最近の博太郎さんではあまり見かけない、また、若いころの博太郎さんでもあまり見かけない男の体臭がムンムンするような悪くて色っぽいならず者。
善十は会津でもやはり悪さをしていて、吹き矢をよくするお京(生田悦子)に狙われています。お紺とお京がやりあうのを、草藪に隠れて見ている善十。そして、結局、スタコラ逃げ出す善十。これが、善十という男の本質だな。
お紺は、人斬り未経験だった平手造酒(萩原流行)に遭遇しているのですが、お京の手下たちの襲撃を受けて実戦に開眼させてしまいます。軽そうな平手造酒ですが、はじめての人斬りの殺陣、なかなかよろし。

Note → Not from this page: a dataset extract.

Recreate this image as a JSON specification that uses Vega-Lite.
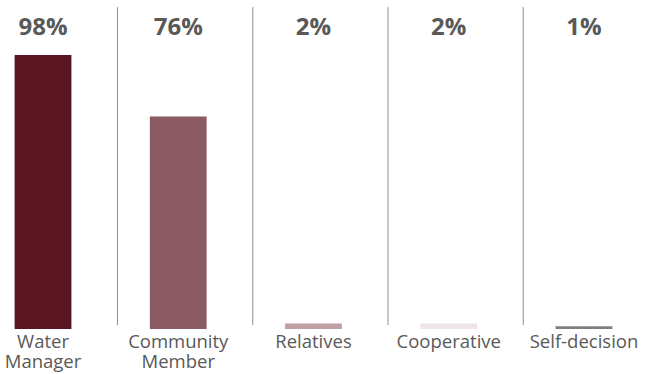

かたせ梨乃は、口の利き方は娘らしくはないけれど、女無宿人で小太刀の遣い手なんだからこれはこれで似つかわしい。見た目、時々、二十歳のおぼこのようなときがあって(もちろん、そうでないときも多いけれど)、大したものです。かたせ梨乃の何よりもいいのは、走る時も殺陣のシーンも足腰の動きが力強いこと。お紺がお京に匕首を投げつけるシーンで、あっと驚いたこと。左手だよ!?
あれれ〜ぇと、戻して殺陣の場面を見ると、左手で匕首ふるってる。左手で刃物を振り回す人物がいる殺陣って、やりにくくないのかな?善十を問い詰める場面で、お紺は左手に匕首を握っているけれど、あれは、左半身の彫り物といっしょに匕首も見せるためにそうしているのかと思っていました。しかし、お紺すなわちかたせ梨乃は、刃物は左手なんですね。
刃物は左手ですが、字は右手です。めし屋のおやじに頼まれて品札を書く時も、最後に投げあげた紙に“想い涸れましょうや”としたためるときも、お紺は右手を使っていました。毎回の最後にある、この場面―ヒラヒラ舞い落ちる紙が地面につくまでにお紺が何やら文字を書くシーンは、感心していいんだか、馬鹿にしていいんだか、何か微妙。
お紺の書字は右手で小太刀は左手。今更ながら、ちょっと発見でした。